You also skip over the reason for the patent system - divulging of the item. Once shared, and after the limited exclusivity period, that method belongs to everyone.

It is the same logic that applies to all areas under the patent law. Business methods are no different in this regard.

For some reason you also seem to have a distaste for the maximization of property. My guess is that you practice in the software arts.

Lastly, if your point about methods becoming obsolete quickly, then there is actually little harm in patenting, as the patent itself will not have a nexus with the new methods. In such a likelihood, the patent holder would be inclined to not pay the maintenance fee, and the patent reverts to society at large much much sooner. So you are crying over something that is not even there. This plank of your argument actually weakens your position. The little harm then is offset by the benefit of capturing, and dedicating to the public methods, which may in themselves be outdated, nonetheless enrich the body of public knowledge - just what the patent system was intended to do.

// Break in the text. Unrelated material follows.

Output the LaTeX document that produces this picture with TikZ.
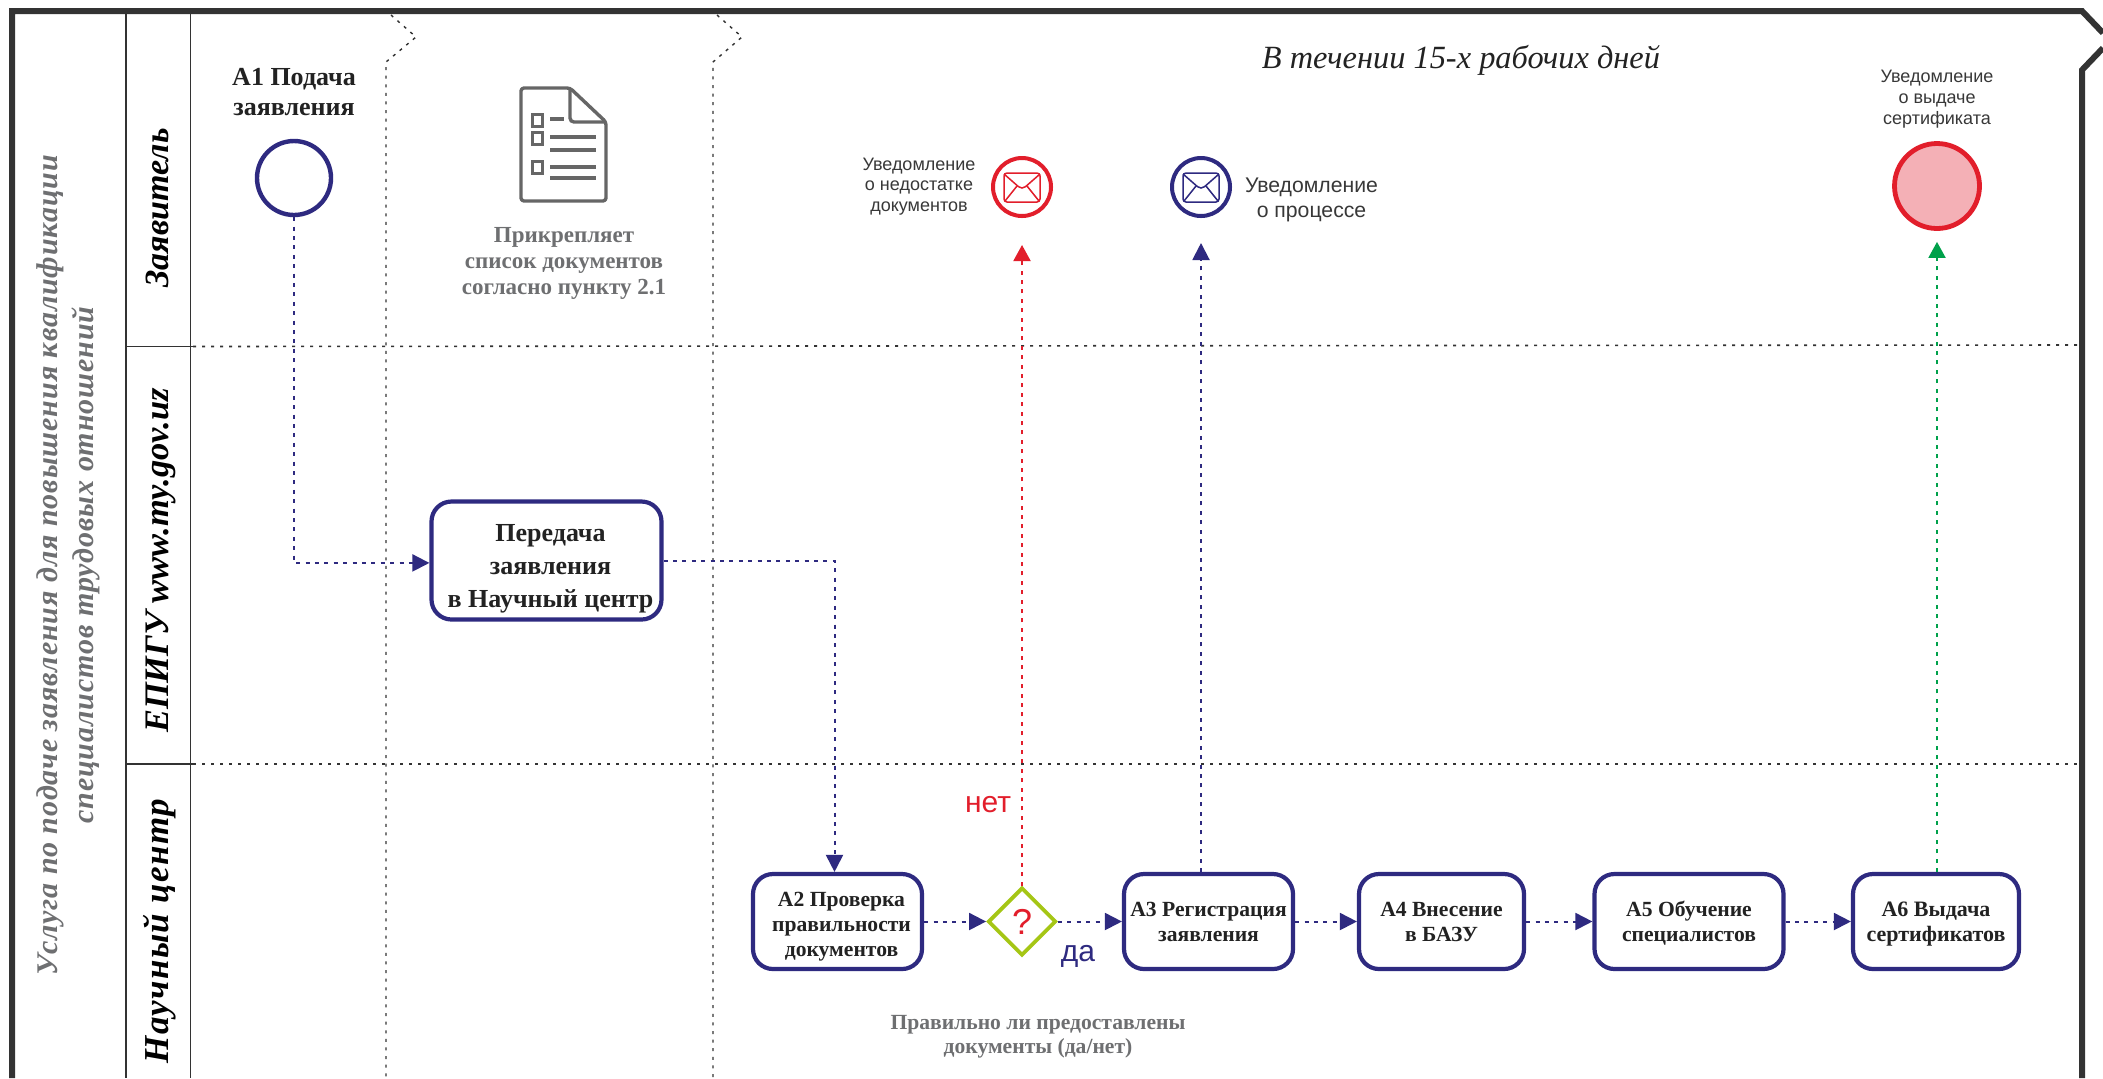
\documentclass[tikz,border=0pt]{standalone}
\usepackage{fontspec}
\setmainfont{Liberation Serif}
\setsansfont{Liberation Sans}
\usetikzlibrary{arrows.meta,shapes.geometric,calc}
\definecolor{flowblue}{HTML}{2E2A80}
\definecolor{flowred}{HTML}{E21E2B}
\definecolor{flowgreen}{HTML}{00A14B}
\definecolor{gateolive}{HTML}{A5C615}
\definecolor{framedark}{HTML}{333333}
\definecolor{inkdark}{HTML}{222222}
\definecolor{softgray}{HTML}{6E6F71}
\definecolor{iconcol}{HTML}{666666}
\definecolor{pinkfill}{HTML}{F4B0B6}
% box text, moved by (dx,dy) from the middle of its box
\newcommand{\boxlines}[3]{\makebox[0pt][c]{\hspace*{#1}\hspace*{#1}\raisebox{\dimexpr-#2-2.7pt\relax}[0pt][0pt]{\begin{tabular}{@{}c@{}}#3\end{tabular}}}}
\tikzset{
  x=0.5pt,y=-0.5pt,
  frameline/.style={draw=framedark,line width=3pt,line join=miter},
  laneline/.style={draw=framedark,line width=0.75pt},
  lanedots/.style={draw=framedark,line width=0.8pt,dash pattern=on 1.5pt off 3pt},
  phasedash/.style={draw=framedark,line width=0.7pt,dash pattern=on 1.5pt off 2.8pt},
  procbox/.style={draw=flowblue,fill=white,rounded corners=10pt,line width=2.1pt,inner sep=0pt,
    font=\bfseries\fontsize{10.8}{12.4}\selectfont,text=inkdark},
  flowbase/.style={line width=1pt,dash pattern=on 2pt off 2.7pt},
  flowarrow/.style={flowbase,draw=flowblue,-{Triangle[length=8.5pt,width=8.5pt,color=flowblue]}},
  redarrow/.style={flowbase,draw=flowred,-{Triangle[length=8pt,width=8.5pt,color=flowred]}},
  greenarrow/.style={flowbase,draw=flowgreen,-{Triangle[length=8pt,width=8.5pt,color=flowgreen]}},
  titlebold/.style={font=\bfseries\fontsize{13}{15}\selectfont,text=inkdark,align=center,inner sep=0pt},
  graybold/.style={font=\bfseries\fontsize{11.5}{13}\selectfont,text=softgray,align=center,inner sep=0pt},
  sidetext/.style={font=\bfseries\itshape\fontsize{15}{18}\selectfont\addfontfeature{LetterSpace=3},text=softgray,align=center,rotate=90,inner sep=0pt},
  lanetext/.style={font=\bfseries\itshape\fontsize{17}{20}\selectfont,text=black,rotate=90,inner sep=0pt,text height=12pt,text depth=3.5pt},
  notetext/.style={font=\sffamily\fontsize{9}{10.4}\selectfont,text=inkdark!90,align=center,inner sep=0pt},
  msgev/.style={circle,line width=2pt,minimum size=29pt,inner sep=0pt,fill=white},
  iconline/.style={draw=iconcol,line width=1.7pt},
  envline/.style={line width=0.75pt,rounded corners=1.5pt},
}
\begin{document}
\begin{tikzpicture}
\useasboundingbox (0,0) rectangle (2103,1078);
\fill[white] (0,0) rectangle (2103,1078);

% frame
\draw[frameline] (12,1078) -- (12,11) -- (2082,11) -- (2103,33);
\draw[frameline] (2103,48) -- (2082,70) -- (2082,1078);
\draw[laneline,line width=1.2pt] (126,11) -- (126,1078);
\draw[laneline] (190.5,11) -- (190.5,1078);
\draw[laneline] (126,346.5) -- (193,346.5);
\draw[laneline] (126,764) -- (193,764);
\draw[lanedots] (193,346.5) -- (2082,345);
\draw[lanedots] (193,764) -- (2082,764);

% phase separators
\draw[phasedash] (391,15) -- (416,37) -- (386,62) -- (386,1078);
\draw[phasedash] (717,15) -- (742,37) -- (713,62) -- (713,1078);

% side labels
\node[sidetext] (svctitle) at (68,565) {Услуга по подаче заявления для повышения квалификации\\специалистов трудовых отношений};
\node[lanetext] (laneA) at (159.5,208) {Заявитель};
\node[lanetext,font=\bfseries\itshape\fontsize{17.2}{20}\selectfont] (laneB) at (159.5,560.5) {ЕПИГУ www.my.gov.uz};
\node[lanetext,font=\bfseries\itshape\fontsize{17.5}{20}\selectfont\addfontfeature{LetterSpace=4}] (laneC) at (159.5,931) {Научный центр};

% headline
\node[font=\itshape\fontsize{16.2}{20}\selectfont,text=inkdark,inner sep=0pt] (period) at (1461,60) {В течении 15-х рабочих дней};

% start
\node[titlebold] (a1label) at (294,92) {А1 Подача\\заявления};
\node[circle,draw=flowblue,line width=2.2pt,minimum size=37pt,inner sep=0pt,fill=white] (a1) at (294,178) {};

% document icon
\draw[iconline,line join=round,rounded corners=1.5pt] (570,88) -- (521,88) -- (521,201) -- (606,201) -- (606,122) -- cycle;
\draw[iconline,rounded corners=2pt] (570,88) -- (570,122) -- (606,122);
\draw[iconline,line width=1.5pt] (532,114) rectangle (542,126);
\draw[iconline,line width=1.5pt] (532,132) rectangle (542,144);
\draw[iconline,line width=1.5pt] (532,161) rectangle (542,173);
\draw[iconline] (550,119) -- (564,119);
\draw[iconline] (550,137) -- (596,137);
\draw[iconline] (550,150) -- (596,150);
\draw[iconline] (550,167) -- (596,167);
\draw[iconline] (550,178) -- (596,178);
\node[graybold] (doclabel) at (564,263) {Прикрепляет\\список документов\\согласно пункту 2.1};

% notifications
\node[msgev,draw=flowred] (noteR) at (1022,187) {};
\node[msgev,draw=flowblue] (noteB) at (1201,187) {};
\foreach \cx/\col in {1022/flowred,1201/flowblue}{
  \draw[envline,draw=\col] (\cx-18,173) rectangle (\cx+18,202);
  \draw[envline,draw=\col,rounded corners=1pt] (\cx-18,174) -- (\cx-2,188) -- (\cx+2,188) -- (\cx+18,174);
  \draw[envline,draw=\col] (\cx-17,201) -- (\cx-5,186);
  \draw[envline,draw=\col] (\cx+17,201) -- (\cx+5,186);
}
\node[notetext] (noteRtext) at (919,186.5) {Уведомление\\о недостатке\\документов};
\node[notetext,font=\sffamily\fontsize{10.6}{12.4}\selectfont] (noteBtext) at (1311.5,200) {Уведомление\\о процессе};
\node[notetext] (endtext) at (1937,99) {Уведомление\\о выдаче\\сертификата};
\node[circle,draw=flowred,fill=pinkfill,line width=2.4pt,minimum size=42.5pt,inner sep=0pt] (endev) at (1937,186) {};

% boxes
\node[procbox,minimum width=115pt,minimum height=59pt,font=\bfseries\fontsize{13}{16.7}\selectfont] (transfer) at (546.5,560.5) {\boxlines{2pt}{4pt}{Передача\\заявления\\в Научный центр}};
\node[procbox,minimum width=84.5pt,minimum height=47.5pt] (a2) at (837.5,921.5) {\boxlines{2pt}{2.5pt}{А2 Проверка\\правильности\\документов}};
\node[diamond,draw=gateolive,line width=1.9pt,fill=white,minimum width=34pt,minimum height=34pt,aspect=1,inner sep=0pt,text=flowred,font=\sffamily\fontsize{18}{20}\selectfont] (gate) at (1022,921.5) {?};
\node[procbox,minimum width=84.5pt,minimum height=47.5pt] (a3) at (1208.5,921.5) {\boxlines{0pt}{1.3pt}{А3 Регистрация\\заявления}};
\node[procbox,minimum width=82.5pt,minimum height=47.5pt] (a4) at (1441.5,921.5) {\boxlines{0pt}{1.3pt}{А4 Внесение\\в БАЗУ}};
\node[procbox,minimum width=94.5pt,minimum height=47.5pt] (a5) at (1689,921.5) {\boxlines{0pt}{1.3pt}{А5 Обучение\\специалистов}};
\node[procbox,minimum width=83pt,minimum height=47.5pt,font=\bfseries\fontsize{11}{12.4}\selectfont] (a6) at (1936,921.5) {\boxlines{0pt}{1.3pt}{А6 Выдача\\сертификатов}};

\node[font=\sffamily\fontsize{15}{17}\selectfont,text=flowred,inner sep=0pt] (nolabel) at (988,805) {нет};
\node[font=\sffamily\fontsize{15}{17}\selectfont,text=flowblue,inner sep=0pt] (yeslabel) at (1078,956) {да};
\node[graybold,font=\bfseries\fontsize{10.8}{12.2}\selectfont] (gatenote) at (1038,1037) {Правильно ли предоставлены\\документы (да/нет)};

% connectors
\draw[flowarrow] (a1.south) |- ([yshift=-1.2pt]transfer.west);
\draw[flowarrow] (transfer.east) -| ([xshift=-1.5pt]a2.north);
\draw[flowarrow] (a2.east) -- (gate.west);
\draw[flowarrow] (gate.east) -- (a3.west);
\draw[flowarrow] (a3.east) -- (a4.west);
\draw[flowarrow] (a4.east) -- (a5.west);
\draw[flowarrow] (a5.east) -- (a6.west);
\draw[redarrow,shorten >=13.5pt] (gate.north) -- (noteR.south);
\draw[flowarrow,shorten >=12.5pt] (noteB |- a3.north) -- (noteB.south);
\draw[greenarrow,shorten >=5.5pt] (endev |- a6.north) -- (endev.south);
\end{tikzpicture}
\end{document}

Skeptical, there is no "rational discussion" to be had regarding non-useful arts being included within the useful arts. Likewise, there is no "rational discussion" to be had regarding non-inventions being inventions just because some [REDACTED] decided to expand the use of the word. Thus, his being sensationalistic is just fine. Indeed, it is to be encouraged.

Notably, the only reason the courts felt that business methods might fall within the useful arts and be eligible is because they felt like congress told them to allow them to be. They didn't. They made an exception to help people hurt by the courts making a prior blunder. And it is time for them to make themselves clear on the matter.


It is easier to make oneself clear by NOT resorting to the methods of sensationalistic grandstanding, as that only invites those with an opposing view to add fuel to the fire and no one ends up listening to no one else. Have you ever heard the phrase "cooler heads will prevail"?

If you have already decided that there is no sense in "rational discussion", then you have already lost. The fact that you encourage such behavior is a klaxon in the library - and says more than you might want it to say.

"It is easier to make oneself clear by NOT resorting to the methods of sensationalistic grandstanding,"

Yes, but how much support do you garner on an issue that few in congress care anything about sans grandstanding? He's a politician, let him politic.

"Have you ever heard the phrase "cooler heads will prevail"?"

I have, but here, cooler heads in congress are just like "meh, I don't really care about this issue and likely don't know enough about it to be of assistance anyway". They need some fire. A call to action.

"If you have already decided that there is no sense in "rational discussion", then you have already lost."

Right. Mhmm. The "rational discussion" was settled some centuries ago and was only recently stirred up again by some no-good pranksters who didn't gaurd their words carefully. The issue is still settled but for those no-goods and the ramifications of their mistake. Note that even the no-goods themselves admitted to having made a mistake. But now the damage is done. Take them, and the ramifications of their mistake out of the picture and the cooler heads will do just fine seeing that there is practically no discussion, much less reasonable discussion, needed to make the correct call. Adding a little drama just rouses the cooler heads into action. The status quo is a dangerous foe.

Note also that I do not consider these no-good pranksters no good for everything, simply on the 101 issue, as I'm quite fond of them overall.

Besides, all this discussion about him simply stating a blatant fact? I mean, if he'd have said something that was controversial then I can see you going on about it, but just because a fact is sensational doesn't mean that he should shy away from stating it.

In any event good day sir, this has been reasonable enough of a discussion on an issue long settled. I am just glad to see my senators taking some small steps towards action.